Updated: Dec 26, 2022

To Explain Recoil Force Using Newtonian Laws Of Movement Is Not As Simplistic As Merely Being The Equal And Opposite Value Of The Bullet's Momentum At Exit


A. The Relevant Terminology

1. Momentum. Momentum is not a force, it is merely a vector quantity and this quantity is not a value of any work being done. A force is the measure of work being done.

2. Recoil. Recoil is a force, so the bullet’s momentum value at exit from the muzzle can not be the measure of the recoil force, therefore the honourable sir Isaac never said this - not even implied it.

3. Impulse. Impulse is force x the time of application of the force. Since mass x velocity = momentum, mass x the change in velocity caused by a force is the change in momentum the body experiences due to the force. Therefore Impulse = Change in momentum over a time period.

4. Collisions. In a collision an object experiences a force for a specific amount of time that results in a change in its momentum.


B. So What Did Newton Actually Say?

1. The concept of recoil is a derivative of Newton’s Second Law of Motion:

(Fnet = m x a) says that the acceleration of an object is directly proportional to the net force acting upon the object and inversely proportional to the mass of the object”.

2. Recoil is based on the physics of a collision:

In a collision, an object experiences a force for a specific amount of time that results in a change in the momentum value of the object. The mass of the object either speeds up or slows down. The impulse experienced by the object equals the change in momentum experienced by the object. Therefore the Newtonian 2nd equation can be written as Force x time = mass x the change in velocity (the “delta” velocity - or Δ v).

3. So indeed the physics of collisions and recoil are governed by the laws of momentum - but not as a direct opposite value to the bullet’s momentum value as it leaves the muzzle as is often proposed. The equation in (A.3) above - the impulse/momentum change equation is an accurate approach to understanding recoil.


C. Example .416 Rigby, 660 mm barrel, 400 gr bullet at 2 419 ft/sec (738 m/sec), barrel time 0.0015 sec.

1. When the bullet exits the muzzle it has achieved a certain momentum value (19.2 kg.m/sec) which is the product of its mass and velocity as shown above.

2. Should the rifle hang on two very long cords the equal and opposite reaction to the bullet accelerating forward in the bore will be the rifle accelerating backwards.
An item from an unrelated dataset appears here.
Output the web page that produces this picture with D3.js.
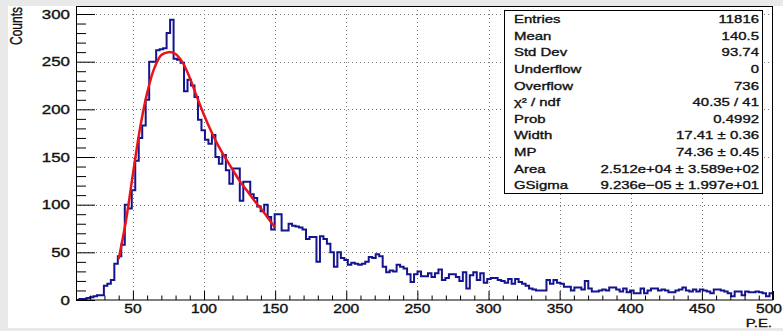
<!DOCTYPE html>
<html>
<head>
<meta charset="utf-8">
<script src="https://cdn.jsdelivr.net/npm/d3@7"></script>
<style>
body { margin: 0; background: #e9e9e9; }
svg { display: block; font-family: "Liberation Sans", Arial, sans-serif; }
</style>
</head>
<body>
<div id="chart"></div>
<script>
// histogram: 200 bins between 10 and 500 P.E.
var histMin = 10;
var histMax = 500;
var counts = [
    0, 1, 1, 2, 3, 4, 5, 5, 15, 17,
    21, 38, 46, 58, 100, 96, 115, 146, 170, 183,
    210, 250, 250, 262, 263, 264, 280, 294, 253, 252,
    249, 219, 231, 225, 213, 189, 178, 168, 164, 173,
    150, 143, 152, 136, 122, 138, 138, 104, 124, 124,
    111, 107, 98, 93, 100, 87, 74, 90, 90, 73,
    73, 80, 78, 77, 76, 74, 64, 66, 66, 40,
    67, 64, 59, 50, 35, 50, 44, 42, 37, 39,
    38, 37, 38, 40, 45, 44, 48, 46, 35, 29,
    31, 30, 37, 35, 33, 27, 19, 27, 30, 25,
    25, 28, 24, 28, 32, 21, 23, 27, 27, 24,
    20, 29, 12, 26, 29, 21, 28, 18, 22, 23,
    23, 21, 20, 18, 22, 17, 22, 19, 17, 15,
    12, 11, 10, 10, 10, 21, 17, 21, 18, 17,
    14, 14, 10, 13, 13, 11, 20, 12, 9, 9,
    10, 11, 10, 13, 13, 11, 9, 12, 8, 10,
    7, 7, 12, 7, 10, 12, 12, 10, 11, 10,
    8, 8, 10, 11, 13, 10, 9, 11, 9, 11,
    10, 9, 7, 11, 11, 10, 9, 7, 4, 9,
    9, 5, 9, 8, 8, 9, 8, 7, 4, 7
];

// fit curve (landau x gauss)
var fitX = [40, 45, 50, 55, 60, 65, 70, 75, 80, 85, 90, 95, 100, 105, 110, 115, 120, 125, 130, 135, 140, 145, 150];
var fitY = [43, 82, 132, 180, 217, 243, 257, 260, 258, 249, 233, 213, 194, 177, 162, 149, 137, 125, 115, 105, 96, 86, 76];

var xTicks = [50, 100, 150, 200, 250, 300, 350, 400, 450, 500];
var yTicks = [0, 50, 100, 150, 200, 250, 300];

var statNames = ["Entries", "Mean", "Std Dev", "Underflow", "Overflow", "\u03c7\u00b2 / ndf", "Prob", "Width", "MP", "Area", "GSigma"];
var statValues = ["11816", "140.5", "93.74", "0", "736", "40.35 / 41", "0.4992", "17.41 \u00b1 0.36", "74.36 \u00b1 0.45", "2.512e+04 \u00b1 3.589e+02", "9.236e\u221205 \u00b1 1.997e+01"];

var width = 783;
var height = 331;
var stretch = 1.3; // text in the picture is wider than tall

var svg = d3.select("#chart")
    .append("svg")
    .attr("width", width)
    .attr("height", height);

// white pad
svg.append("rect")
    .attr("x", 8).attr("y", 6)
    .attr("width", width - 8).attr("height", 322)
    .attr("fill", "white");

var scalex = d3.scaleLinear().domain([histMin, histMax]).range([76, 773]);
var scaley = d3.scaleLinear().domain([0, 308.4]).range([300, 6]);

function label(g, txt, px, py, size, anchor) {
    return g.append("text")
        .attr("transform", "translate(" + px + "," + py + ") scale(" + stretch + ",1)")
        .attr("text-anchor", anchor)
        .attr("font-size", size)
        .attr("fill", "#111")
        .attr("stroke", "#111")
        .attr("stroke-width", 0.35)
        .text(txt);
}

// grid
var grid = svg.append("g")
    .attr("stroke", "#7a7a7a")
    .attr("stroke-width", 1)
    .attr("stroke-dasharray", "1,3");
grid.selectAll(".gx").data(xTicks.filter(d => d < histMax))
    .enter().append("line")
    .attr("x1", d => Math.round(scalex(d)) + 0.5).attr("x2", d => Math.round(scalex(d)) + 0.5)
    .attr("y1", scaley.range()[1]).attr("y2", scaley.range()[0]);
grid.selectAll(".gy").data(yTicks.filter(d => d > 0))
    .enter().append("line")
    .attr("y1", d => Math.round(scaley(d)) + 0.5).attr("y2", d => Math.round(scaley(d)) + 0.5)
    .attr("x1", scalex.range()[0]).attr("x2", scalex.range()[1]);

// histogram outline
var bw = (histMax - histMin) / counts.length;
var pts = [[histMin, 0]];
counts.forEach((c, i) => {
    pts.push([histMin + i * bw, c]);
    pts.push([histMin + (i + 1) * bw, c]);
});
pts.push([histMax, 0]);

svg.append("clipPath").attr("id", "frameclip")
    .append("rect").attr("x", 76).attr("y", 6).attr("width", 697).attr("height", 294);

svg.append("path")
    .datum(pts)
    .attr("clip-path", "url(#frameclip)")
    .attr("fill", "none")
    .attr("stroke", "#14148e")
    .attr("stroke-width", 2)
    .attr("d", d3.line().x(d => scalex(d[0])).y(d => scaley(d[1])));

// fit
svg.append("path")
    .datum(fitX.map((v, i) => [v, fitY[i]]))
    .attr("fill", "none")
    .attr("stroke", "#e8141b")
    .attr("stroke-width", 2.5)
    .attr("d", d3.line().x(d => scalex(d[0])).y(d => scaley(d[1])).curve(d3.curveCatmullRom));

// axes ticks (inside the frame, like ROOT)
var yMinor = d3.range(0, 301, 10).filter(d => d % 50 != 0);
var xMinor = d3.range(20, 500, 10).filter(d => d % 50 != 0);

svg.append("g").attr("transform", "translate(76,0)")
    .call(d3.axisLeft(scaley).tickValues(yTicks).tickSize(-19).tickFormat(""))
    .call(g => g.select(".domain").remove());
svg.append("g").attr("transform", "translate(76,0)")
    .call(d3.axisLeft(scaley).tickValues(yMinor).tickSize(-10).tickFormat(""))
    .call(g => g.select(".domain").remove());
svg.append("g").attr("transform", "translate(0,300)")
    .call(d3.axisBottom(scalex).tickValues(xTicks).tickSize(-9).tickFormat(""))
    .call(g => g.select(".domain").remove());
svg.append("g").attr("transform", "translate(0,300)")
    .call(d3.axisBottom(scalex).tickValues(xMinor).tickSize(-4.5).tickFormat(""))
    .call(g => g.select(".domain").remove());

// frame
svg.append("rect")
    .attr("x", 76.5).attr("y", 6.5).attr("width", 696).attr("height", 293.5)
    .attr("fill", "none").attr("stroke", "#000").attr("stroke-width", 1);

// tick labels
var labs = svg.append("g");
yTicks.forEach(d => label(labs, d, 70, scaley(d) + 4.6, 13, "end"));
xTicks.forEach(d => {
    if (d == histMax) label(labs, d, 782, 313, 12, "end"); // keep last label inside the picture
    else label(labs, d, scalex(d), 313, 12, "middle");
});

// axis titles
label(labs, "P.E.", 772, 327, 11.5, "end");
svg.append("text")
    .attr("transform", "translate(22,7) scale(" + stretch + ",1) rotate(-90)")
    .attr("text-anchor", "end")
    .attr("font-size", 12)
    .attr("fill", "#111")
    .attr("stroke", "#111")
    .attr("stroke-width", 0.3)
    .text("Counts");

// stats box
var box = svg.append("g");
box.append("rect")
    .attr("x", 504.5).attr("y", 10.5).attr("width", 258).attr("height", 183)
    .attr("fill", "white").attr("stroke", "#000").attr("stroke-width", 1);
var rowH = 183 / statNames.length;
statNames.forEach((n, i) => {
    var ry = 10.5 + (i + 0.5) * rowH + 4.2;
    label(box, n, 514, ry, 11.5, "start");
    label(box, statValues[i], 759, ry, 11.5, "end");
});
</script>
</body>
</html>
The 19.2 kg.m/sec momentum value of the bullet at muzzle exit , seen in isolation does not determine the amount of the backward swing of the rifle. The backward swing started the very moment the bullet started out of the case mouth and started accelerating towards the muzzle.

3. The rate of acceleration of the bullet during the time of its passage through the bore determined the change in the bullet’s velocity from having been zero at primer explosion to 738 metres per second as it leaves the muzzle. This rate of acceleration of the bullet changed the momentum value of the bullet over time. That can be shown in the force equation:

Force = Mass x change in velocity over time, or also written as Force = change of momentum over time.

4. Because Force equals mass times acceleration or deceleration there is no recoil force experienced until something applies an opposing push force to the rifle against this swing; depending on the solidness (time application) of this force it will either merely decelerate, or altogether stop the swing over that time.

5. The mass of the rifle and the shooters shoulder present the net force against the rearward movement of the rifle. This net force is a measure of the recoil because it changes the rearwards momentum of the rifle from whatever figure it had to zero within a certain time.

6. Had the rifle been in a Ledsled with an incompressible butt, the time of application of the force against the rifle’s rearward movement will be the same as the time taken by the bullet to accelerate down the bore. The rifle and the Ledsled butt-stop will experience the highest possible recoil impulse.

7. Had the rifle with an incompressible butt been held by a shooter crowding into the rifle at a low bench, the time of application of the force against the rifle’s rearward movement will be that time taken by the rifle’s mass and the shooters sturdy but not rock hard steady body to stop the rifle’s movement. Evidently this time will be longer than the time of the bullet down the bore and therefore the recoil impulse will be less.

8. Had the rifle been fitted with a soft, compressible Pachmayr butt pad and held by the shooter when standing up and shooting offhand, the time of application of the force against the rifle’s rearward movement will be the time taken by the rifle’s mass and the somewhat resilient “riding” of the recoil by the shooter, and will be appreciably longer than the bullet’s bore time. The recoil impulse will be the least.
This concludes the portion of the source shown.